Former President Moi had some regional achievements. The Comprehensive Peace Agreement (CPA) signed between the Sudan Government and the Sudan People’s Liberation Army (SPLA) remains one of Kenya’s rare foreign policy achievements.

According to the CPA neither North nor South Sudan is allowed to rearm in the period before the 2011 referendum to determine the status of South Sudan.

The foreign policy of any government is a set of values or beliefs that guides a country’s interaction with other countries.

It takes cognisance of that country’s political, economic, social and military interests to advance those ideals.

Poor standing

A country takes a reductive or essentialist approaches to guide its policy on the international plane and maximise its influence.

Foreign policy, especially its broader outlines, are set by the president depending on his or her broad thinking and strategic conceptualisation of his or her place in world affairs and that of the country.

The Foreign Minister, again depending on one’s stature and understanding of global issues, shapes the president’s views. In some countries, Parliament plays an oversight role in foreign policy issues.

A major factor that underscores our poor standing both regionally and internationally is that historically the Government rarely appoints a Foreign Minister of good stature. In the last 30 years, we had had only Robert Ouko, Bonaya Godana and Kalonzo Musyoka as Foreign ministers with stature and good standing.

The rest were dwarfs of politicians who were principally appointed out of temporal expedient political imperatives, ill equipped to advance the strategic interests of the country.

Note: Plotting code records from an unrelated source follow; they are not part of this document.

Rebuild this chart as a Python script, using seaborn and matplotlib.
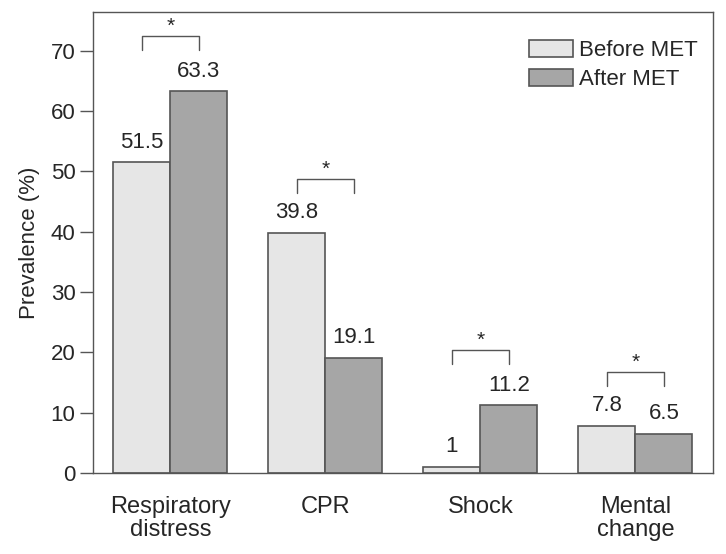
import matplotlib
matplotlib.use('Agg')
import matplotlib.pyplot as plt
import seaborn as sns
import pandas as pd

# Values
categories = ['Respiratory\ndistress', 'CPR', 'Shock', 'Mental\nchange']
before_met = [51.5, 39.8, 1, 7.8]
after_met = [63.3, 19.1, 11.2, 6.5]
before_labels = ['51.5', '39.8', '1', '7.8']
after_labels = ['63.3', '19.1', '11.2', '6.5']
bracket_tops = [72.4, 48.8, 20.4, 16.7]
y_ticks = [0, 10, 20, 30, 40, 50, 60, 70]

sns.set_style('white')
plt.rcParams['font.family'] = ['Liberation Sans', 'DejaVu Sans']

df = pd.DataFrame({
    'category': categories * 2,
    'value': before_met + after_met,
    'group': ['Before MET'] * 4 + ['After MET'] * 4,
})

line_col = '#555555'
fig = plt.figure(figsize=(7.26, 5.54), dpi=100)
ax = fig.add_axes([0.128, 0.1466, 0.854, 0.8312])

bar_w = 0.735
sns.barplot(data=df, x='category', y='value', hue='group',
            palette=['#e6e6e6', '#a6a6a6'], width=bar_w, gap=0,
            edgecolor=line_col, linewidth=1.2, ax=ax)

half = bar_w / 4
for i in range(len(categories)):
    ax.annotate(before_labels[i], (i - half, before_met[i]), xytext=(0, 7),
                textcoords='offset points', ha='center', va='bottom', fontsize=16)
    ax.annotate(after_labels[i], (i + half, after_met[i]), xytext=(0, 7),
                textcoords='offset points', ha='center', va='bottom', fontsize=16)
    top = bracket_tops[i]
    ax.plot([i - half, i - half, i + half, i + half], [top - 2.3, top, top, top - 2.3],
            color=line_col, lw=1)
    ax.text(i, top + 1.6, '*', ha='center', va='center', fontsize=15)

ax.set_xlim(-0.5, 3.5)
ax.set_ylim(0, 76.4)
ax.set_yticks(y_ticks)
ax.set_xticks(range(len(categories)))
ax.set_xticklabels(categories, fontsize=17, linespacing=1.05)
ax.set_xticks([-0.5, 0.5, 1.5, 2.5, 3.5], minor=True)
ax.tick_params(axis='x', which='major', length=0, pad=17)
ax.tick_params(axis='x', which='minor', length=10, width=1, color=line_col, direction='out')
ax.tick_params(axis='y', length=9.5, width=1, color=line_col, direction='out', labelsize=16, pad=3, left=True)
ax.set_xlabel('')
ax.set_ylabel('Prevalence (%)', fontsize=16, labelpad=8)
for s in ax.spines.values():
    s.set_color(line_col)
    s.set_linewidth(1)

ax.legend(loc='upper right', bbox_to_anchor=(0.975, 0.94), frameon=False, fontsize=16,
          handlelength=2.0, handleheight=0.8, handletextpad=0.25, labelspacing=0.35,
          borderpad=0, borderaxespad=0)

fig.savefig('out.png', dpi=100)
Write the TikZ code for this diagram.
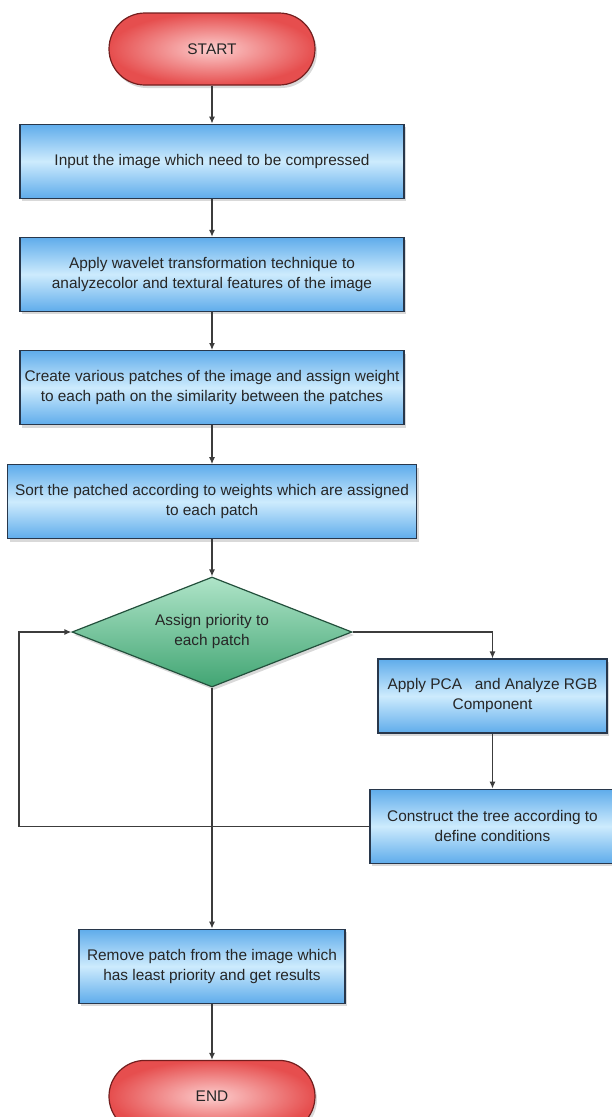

It is difficult to imagine President Kibaki formulating what could be referred to as the Kibaki doctrine. It is even more difficult to imagine that any of the three ministers he appointed could do better.

To date, Kenyans don’t know the foreign policy of this regime. Kenya has huge stakes regionally and internationally. In the region, we played pivotal roles in the Sudan peace deal and the reconstitution of Somalia.

In both, we invested prestige and resource in ensuring we achieved certain strategic goals. In the former, our current role in facilitating the rearming of the South Sudan undermines these achievements. In the Somalia peace process, despite being the host country, we were spectators.

There exists a huge lacuna within the Foreign Ministry. There is need for an urgent conceptualisation of an enlightened foreign policy that defines issues dear to Kenya.

We must move from the old school that defines the role of the foreign office as one preoccupied with rebuking foreign envoys or rebutting the suggestive reforms they make. We must rethink the role of the Foreign Ministry and recast it.

Foreign policy is premised on ideals, principles and beliefs. For instance, what foreign policy ideals inform the close relationship Kenya has lately developed with Libya? Or, like the rearming of South Sudan, is our interaction with Libya based on underhand deals and personal profit?